With regards to the defendant’s fitness to plead, and with reference to s.4 of the Criminal Procedure (Insanity) Act 1964 (unfitness to plead – s.4 only applies to those with disabilities) whether a defendant is fit to plead or otherwise is determined on a balance of probabilities i.e. the test that is used is the objective test or the reasonable man’s test.
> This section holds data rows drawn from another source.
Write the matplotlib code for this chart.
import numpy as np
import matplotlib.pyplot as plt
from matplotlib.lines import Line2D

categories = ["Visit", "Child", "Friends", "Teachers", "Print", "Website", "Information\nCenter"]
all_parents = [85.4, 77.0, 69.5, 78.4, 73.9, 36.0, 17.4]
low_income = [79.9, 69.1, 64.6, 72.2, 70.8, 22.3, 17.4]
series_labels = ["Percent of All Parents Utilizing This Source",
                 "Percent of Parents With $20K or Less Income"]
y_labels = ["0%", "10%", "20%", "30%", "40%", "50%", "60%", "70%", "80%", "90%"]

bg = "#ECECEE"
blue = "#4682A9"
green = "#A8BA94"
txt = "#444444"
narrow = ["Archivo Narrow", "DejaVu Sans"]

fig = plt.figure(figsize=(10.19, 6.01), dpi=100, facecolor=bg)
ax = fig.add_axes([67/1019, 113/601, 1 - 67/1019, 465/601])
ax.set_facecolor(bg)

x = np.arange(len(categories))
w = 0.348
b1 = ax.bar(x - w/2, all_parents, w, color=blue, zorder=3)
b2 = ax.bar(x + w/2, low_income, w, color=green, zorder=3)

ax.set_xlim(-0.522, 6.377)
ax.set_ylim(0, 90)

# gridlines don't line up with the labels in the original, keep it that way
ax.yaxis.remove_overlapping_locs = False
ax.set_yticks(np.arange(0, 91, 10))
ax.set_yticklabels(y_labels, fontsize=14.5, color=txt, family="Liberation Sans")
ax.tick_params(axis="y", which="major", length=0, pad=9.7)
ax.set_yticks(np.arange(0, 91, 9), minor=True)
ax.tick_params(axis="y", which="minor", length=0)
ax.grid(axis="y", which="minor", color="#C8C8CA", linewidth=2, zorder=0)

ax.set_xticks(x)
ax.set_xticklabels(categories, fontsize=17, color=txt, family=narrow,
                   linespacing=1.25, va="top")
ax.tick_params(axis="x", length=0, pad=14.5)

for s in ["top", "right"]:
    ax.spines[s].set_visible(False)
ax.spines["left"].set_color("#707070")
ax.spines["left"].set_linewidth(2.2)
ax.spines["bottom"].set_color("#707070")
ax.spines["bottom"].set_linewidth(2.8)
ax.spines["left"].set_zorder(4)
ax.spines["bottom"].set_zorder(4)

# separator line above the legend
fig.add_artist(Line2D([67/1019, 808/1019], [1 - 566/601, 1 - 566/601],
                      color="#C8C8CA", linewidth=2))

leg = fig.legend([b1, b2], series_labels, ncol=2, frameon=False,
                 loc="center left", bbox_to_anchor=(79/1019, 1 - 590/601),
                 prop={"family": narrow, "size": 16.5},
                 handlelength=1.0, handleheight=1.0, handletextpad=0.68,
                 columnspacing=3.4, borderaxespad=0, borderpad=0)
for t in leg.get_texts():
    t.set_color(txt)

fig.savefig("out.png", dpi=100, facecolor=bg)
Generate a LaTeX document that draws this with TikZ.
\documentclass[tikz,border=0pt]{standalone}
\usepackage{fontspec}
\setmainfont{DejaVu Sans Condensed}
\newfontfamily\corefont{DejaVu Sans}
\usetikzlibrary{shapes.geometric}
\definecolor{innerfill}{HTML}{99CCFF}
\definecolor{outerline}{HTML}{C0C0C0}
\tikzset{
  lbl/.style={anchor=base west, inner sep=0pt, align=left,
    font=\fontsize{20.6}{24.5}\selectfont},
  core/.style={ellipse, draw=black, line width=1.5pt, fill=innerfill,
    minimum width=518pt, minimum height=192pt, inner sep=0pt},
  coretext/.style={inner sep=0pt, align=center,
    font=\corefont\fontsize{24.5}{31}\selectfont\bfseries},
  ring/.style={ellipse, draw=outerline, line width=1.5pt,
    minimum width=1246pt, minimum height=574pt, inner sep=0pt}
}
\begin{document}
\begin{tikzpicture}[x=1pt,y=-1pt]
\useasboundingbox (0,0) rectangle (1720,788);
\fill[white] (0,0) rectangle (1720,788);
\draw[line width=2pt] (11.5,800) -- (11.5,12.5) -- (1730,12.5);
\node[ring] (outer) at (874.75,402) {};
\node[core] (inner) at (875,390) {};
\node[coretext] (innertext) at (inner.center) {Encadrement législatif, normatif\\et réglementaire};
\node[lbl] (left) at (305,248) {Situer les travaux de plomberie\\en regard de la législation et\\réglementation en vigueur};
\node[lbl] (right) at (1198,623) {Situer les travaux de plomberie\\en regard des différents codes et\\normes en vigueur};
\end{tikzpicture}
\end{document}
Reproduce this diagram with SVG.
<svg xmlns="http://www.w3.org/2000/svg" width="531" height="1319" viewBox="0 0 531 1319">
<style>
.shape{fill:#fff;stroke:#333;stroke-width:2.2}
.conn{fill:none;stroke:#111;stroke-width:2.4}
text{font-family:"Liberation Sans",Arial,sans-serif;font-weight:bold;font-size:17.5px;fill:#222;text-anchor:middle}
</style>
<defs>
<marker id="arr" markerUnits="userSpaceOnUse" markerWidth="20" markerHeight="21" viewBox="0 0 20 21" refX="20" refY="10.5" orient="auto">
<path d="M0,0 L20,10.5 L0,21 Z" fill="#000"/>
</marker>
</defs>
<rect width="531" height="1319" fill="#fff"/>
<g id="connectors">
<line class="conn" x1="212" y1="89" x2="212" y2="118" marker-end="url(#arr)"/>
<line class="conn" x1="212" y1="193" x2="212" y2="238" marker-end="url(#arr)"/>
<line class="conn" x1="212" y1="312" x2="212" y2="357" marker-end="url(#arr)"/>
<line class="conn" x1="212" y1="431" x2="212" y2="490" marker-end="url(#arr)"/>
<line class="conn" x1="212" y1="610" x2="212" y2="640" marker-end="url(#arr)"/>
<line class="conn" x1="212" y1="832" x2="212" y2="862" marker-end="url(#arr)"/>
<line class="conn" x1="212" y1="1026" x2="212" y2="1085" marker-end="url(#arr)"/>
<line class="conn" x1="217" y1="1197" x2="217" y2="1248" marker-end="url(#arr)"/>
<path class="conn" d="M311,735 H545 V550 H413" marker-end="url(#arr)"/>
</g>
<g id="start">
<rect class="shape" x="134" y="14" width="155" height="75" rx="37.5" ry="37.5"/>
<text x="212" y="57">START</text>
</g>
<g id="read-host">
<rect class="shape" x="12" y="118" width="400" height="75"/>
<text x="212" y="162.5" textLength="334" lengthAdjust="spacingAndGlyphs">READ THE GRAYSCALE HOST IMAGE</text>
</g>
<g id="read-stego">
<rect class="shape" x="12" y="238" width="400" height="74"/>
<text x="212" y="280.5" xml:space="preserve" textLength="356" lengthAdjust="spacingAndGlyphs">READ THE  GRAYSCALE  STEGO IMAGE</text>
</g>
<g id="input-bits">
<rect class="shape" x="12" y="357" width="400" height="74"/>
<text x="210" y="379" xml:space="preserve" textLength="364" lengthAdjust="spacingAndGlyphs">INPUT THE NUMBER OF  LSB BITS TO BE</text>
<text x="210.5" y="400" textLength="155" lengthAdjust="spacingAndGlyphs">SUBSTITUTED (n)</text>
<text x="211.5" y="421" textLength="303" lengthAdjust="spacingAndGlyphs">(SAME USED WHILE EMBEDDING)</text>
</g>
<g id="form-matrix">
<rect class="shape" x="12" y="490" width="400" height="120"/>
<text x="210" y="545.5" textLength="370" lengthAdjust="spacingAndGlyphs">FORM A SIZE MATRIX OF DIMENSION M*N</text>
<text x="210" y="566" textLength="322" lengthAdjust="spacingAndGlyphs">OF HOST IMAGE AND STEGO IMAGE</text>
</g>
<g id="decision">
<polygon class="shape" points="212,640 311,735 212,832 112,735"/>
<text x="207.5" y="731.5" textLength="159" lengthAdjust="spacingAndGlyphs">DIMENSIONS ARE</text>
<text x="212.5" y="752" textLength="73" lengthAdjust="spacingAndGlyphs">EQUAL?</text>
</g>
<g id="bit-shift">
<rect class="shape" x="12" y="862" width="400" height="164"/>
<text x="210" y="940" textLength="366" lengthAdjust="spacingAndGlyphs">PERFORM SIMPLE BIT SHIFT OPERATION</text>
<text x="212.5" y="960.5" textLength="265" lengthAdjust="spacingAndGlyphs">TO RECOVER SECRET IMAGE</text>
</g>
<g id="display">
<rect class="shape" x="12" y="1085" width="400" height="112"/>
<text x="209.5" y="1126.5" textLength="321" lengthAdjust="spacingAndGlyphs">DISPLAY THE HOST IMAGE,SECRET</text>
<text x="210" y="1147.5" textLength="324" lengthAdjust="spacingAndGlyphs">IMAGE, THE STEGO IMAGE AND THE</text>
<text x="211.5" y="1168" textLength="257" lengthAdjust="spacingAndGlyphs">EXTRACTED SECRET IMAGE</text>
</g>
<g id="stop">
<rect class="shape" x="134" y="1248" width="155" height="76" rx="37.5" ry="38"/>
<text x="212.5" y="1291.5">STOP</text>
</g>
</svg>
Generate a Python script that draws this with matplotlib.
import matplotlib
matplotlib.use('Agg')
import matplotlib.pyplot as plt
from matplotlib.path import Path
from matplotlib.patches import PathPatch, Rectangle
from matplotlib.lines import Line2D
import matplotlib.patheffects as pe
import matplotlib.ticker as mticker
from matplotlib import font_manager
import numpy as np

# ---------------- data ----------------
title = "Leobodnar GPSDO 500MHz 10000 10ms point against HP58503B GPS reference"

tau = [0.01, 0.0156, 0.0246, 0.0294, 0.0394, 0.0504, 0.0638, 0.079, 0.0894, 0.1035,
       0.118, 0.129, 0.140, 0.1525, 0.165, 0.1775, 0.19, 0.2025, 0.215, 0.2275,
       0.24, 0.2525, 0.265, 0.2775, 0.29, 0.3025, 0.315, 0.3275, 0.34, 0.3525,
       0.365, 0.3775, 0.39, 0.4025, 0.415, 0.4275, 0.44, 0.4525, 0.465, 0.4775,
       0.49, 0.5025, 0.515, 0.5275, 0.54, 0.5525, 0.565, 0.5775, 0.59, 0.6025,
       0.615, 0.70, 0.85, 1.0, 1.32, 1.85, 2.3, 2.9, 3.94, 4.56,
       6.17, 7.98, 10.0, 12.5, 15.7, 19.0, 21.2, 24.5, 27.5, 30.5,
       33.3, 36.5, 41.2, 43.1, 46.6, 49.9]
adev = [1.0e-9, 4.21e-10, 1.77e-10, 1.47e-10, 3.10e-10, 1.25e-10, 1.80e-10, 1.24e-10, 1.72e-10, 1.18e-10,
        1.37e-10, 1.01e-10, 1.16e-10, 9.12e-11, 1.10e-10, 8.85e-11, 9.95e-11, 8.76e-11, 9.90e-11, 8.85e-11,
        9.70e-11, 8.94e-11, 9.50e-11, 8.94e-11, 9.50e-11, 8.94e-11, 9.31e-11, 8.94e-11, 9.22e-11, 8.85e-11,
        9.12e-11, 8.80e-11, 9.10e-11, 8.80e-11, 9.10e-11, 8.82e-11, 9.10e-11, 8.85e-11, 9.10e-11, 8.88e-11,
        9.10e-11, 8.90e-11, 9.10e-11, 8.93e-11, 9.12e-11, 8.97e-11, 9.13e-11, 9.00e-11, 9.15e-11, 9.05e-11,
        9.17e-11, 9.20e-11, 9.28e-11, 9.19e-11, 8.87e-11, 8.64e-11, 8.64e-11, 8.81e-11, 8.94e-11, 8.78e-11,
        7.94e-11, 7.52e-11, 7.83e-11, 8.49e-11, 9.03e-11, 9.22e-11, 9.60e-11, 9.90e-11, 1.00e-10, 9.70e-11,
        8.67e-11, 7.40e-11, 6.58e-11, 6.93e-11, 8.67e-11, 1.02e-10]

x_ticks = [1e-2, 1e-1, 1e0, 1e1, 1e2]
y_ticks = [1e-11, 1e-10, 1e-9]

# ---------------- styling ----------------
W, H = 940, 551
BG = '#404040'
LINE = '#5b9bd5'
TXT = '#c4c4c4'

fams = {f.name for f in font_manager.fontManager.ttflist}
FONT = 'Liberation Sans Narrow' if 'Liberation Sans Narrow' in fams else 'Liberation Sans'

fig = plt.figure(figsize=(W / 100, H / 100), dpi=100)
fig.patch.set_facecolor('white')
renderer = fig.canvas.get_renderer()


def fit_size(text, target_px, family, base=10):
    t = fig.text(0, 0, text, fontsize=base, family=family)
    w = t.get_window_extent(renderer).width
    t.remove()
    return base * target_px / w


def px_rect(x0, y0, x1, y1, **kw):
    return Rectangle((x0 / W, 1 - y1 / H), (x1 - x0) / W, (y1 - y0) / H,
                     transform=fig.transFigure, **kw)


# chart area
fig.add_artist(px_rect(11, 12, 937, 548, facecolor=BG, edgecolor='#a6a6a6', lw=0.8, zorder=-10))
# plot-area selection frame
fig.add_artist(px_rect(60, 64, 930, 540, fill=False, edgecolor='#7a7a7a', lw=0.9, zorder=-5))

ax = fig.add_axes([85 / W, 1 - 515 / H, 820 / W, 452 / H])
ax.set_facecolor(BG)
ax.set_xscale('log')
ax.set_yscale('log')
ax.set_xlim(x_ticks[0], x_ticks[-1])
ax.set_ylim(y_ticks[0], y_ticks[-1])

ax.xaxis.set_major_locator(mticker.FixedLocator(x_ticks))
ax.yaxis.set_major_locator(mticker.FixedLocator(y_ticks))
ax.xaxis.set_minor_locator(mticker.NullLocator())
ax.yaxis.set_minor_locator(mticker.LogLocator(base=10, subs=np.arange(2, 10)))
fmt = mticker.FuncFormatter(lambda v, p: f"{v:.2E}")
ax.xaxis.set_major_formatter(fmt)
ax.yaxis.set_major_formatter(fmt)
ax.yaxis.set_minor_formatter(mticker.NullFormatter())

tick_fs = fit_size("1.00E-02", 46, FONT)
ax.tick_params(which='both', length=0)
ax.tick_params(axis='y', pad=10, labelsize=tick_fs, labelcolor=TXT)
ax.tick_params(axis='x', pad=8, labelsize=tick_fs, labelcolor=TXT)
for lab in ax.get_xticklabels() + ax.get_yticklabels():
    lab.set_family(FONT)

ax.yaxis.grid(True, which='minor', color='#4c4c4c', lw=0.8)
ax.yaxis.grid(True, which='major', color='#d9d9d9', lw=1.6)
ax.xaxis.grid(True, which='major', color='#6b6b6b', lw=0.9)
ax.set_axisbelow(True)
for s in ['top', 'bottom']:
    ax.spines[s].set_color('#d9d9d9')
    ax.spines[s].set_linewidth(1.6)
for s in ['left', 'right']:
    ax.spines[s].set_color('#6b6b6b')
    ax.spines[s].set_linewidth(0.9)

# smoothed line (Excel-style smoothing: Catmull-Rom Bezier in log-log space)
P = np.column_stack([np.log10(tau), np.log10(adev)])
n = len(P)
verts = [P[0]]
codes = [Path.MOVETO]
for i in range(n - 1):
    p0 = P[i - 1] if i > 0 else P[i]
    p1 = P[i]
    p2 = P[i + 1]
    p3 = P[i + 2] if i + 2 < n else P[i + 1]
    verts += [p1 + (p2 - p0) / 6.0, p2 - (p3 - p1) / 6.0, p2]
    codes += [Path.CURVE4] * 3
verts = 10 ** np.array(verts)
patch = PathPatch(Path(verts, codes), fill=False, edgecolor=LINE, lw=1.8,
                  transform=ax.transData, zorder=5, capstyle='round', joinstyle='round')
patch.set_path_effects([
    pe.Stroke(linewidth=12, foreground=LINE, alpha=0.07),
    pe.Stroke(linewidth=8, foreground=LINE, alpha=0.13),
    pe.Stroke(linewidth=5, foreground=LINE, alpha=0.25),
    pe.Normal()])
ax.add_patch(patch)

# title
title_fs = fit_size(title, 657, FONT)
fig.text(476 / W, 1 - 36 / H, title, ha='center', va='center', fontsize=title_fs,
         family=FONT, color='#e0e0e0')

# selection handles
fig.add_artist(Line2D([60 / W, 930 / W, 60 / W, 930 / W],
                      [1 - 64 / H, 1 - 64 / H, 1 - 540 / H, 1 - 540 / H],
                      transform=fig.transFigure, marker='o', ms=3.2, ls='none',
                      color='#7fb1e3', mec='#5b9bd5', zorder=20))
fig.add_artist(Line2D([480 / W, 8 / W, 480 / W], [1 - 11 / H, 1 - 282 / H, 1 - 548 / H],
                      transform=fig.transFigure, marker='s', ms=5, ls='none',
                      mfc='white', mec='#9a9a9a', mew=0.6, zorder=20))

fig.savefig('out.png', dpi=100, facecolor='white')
In R v M (John) (2003) the defendant was tried on various sexual offences committed against a minor when she was aged between the ages of 8 – 10. The defendant was her grandfather. According to medical reports the defendant suffered from short term memory loss which was the result of excessive drinking over a prolonged period. The trial judge set a threshold to determine if the defendant was fit to plead, given his circumstance (if the defendant cannot understand the charges against him than he is unfit to plead see R v Pritchard (1836) and the verdict that is to be returned is not guilty by virtue of insanity 1831 (York assizes)). The jury found that the defendant was fit to plead or could understand the charges against him and convicted. The defendant appealed.
The appeal was dismissed. It was decided that the jury could find the defendant unfit to plead if the defense could establish on a balance of probabilities that the defendant was incapable of: –
1) understanding the charges against him.
2) deciding to plead guilty or otherwise
3) exercising his right to challenge jurors
4) instructing solicitors and counsel
5) following the course of proceedings
6) giving evidence
Otherwise the defendant is fit to plead.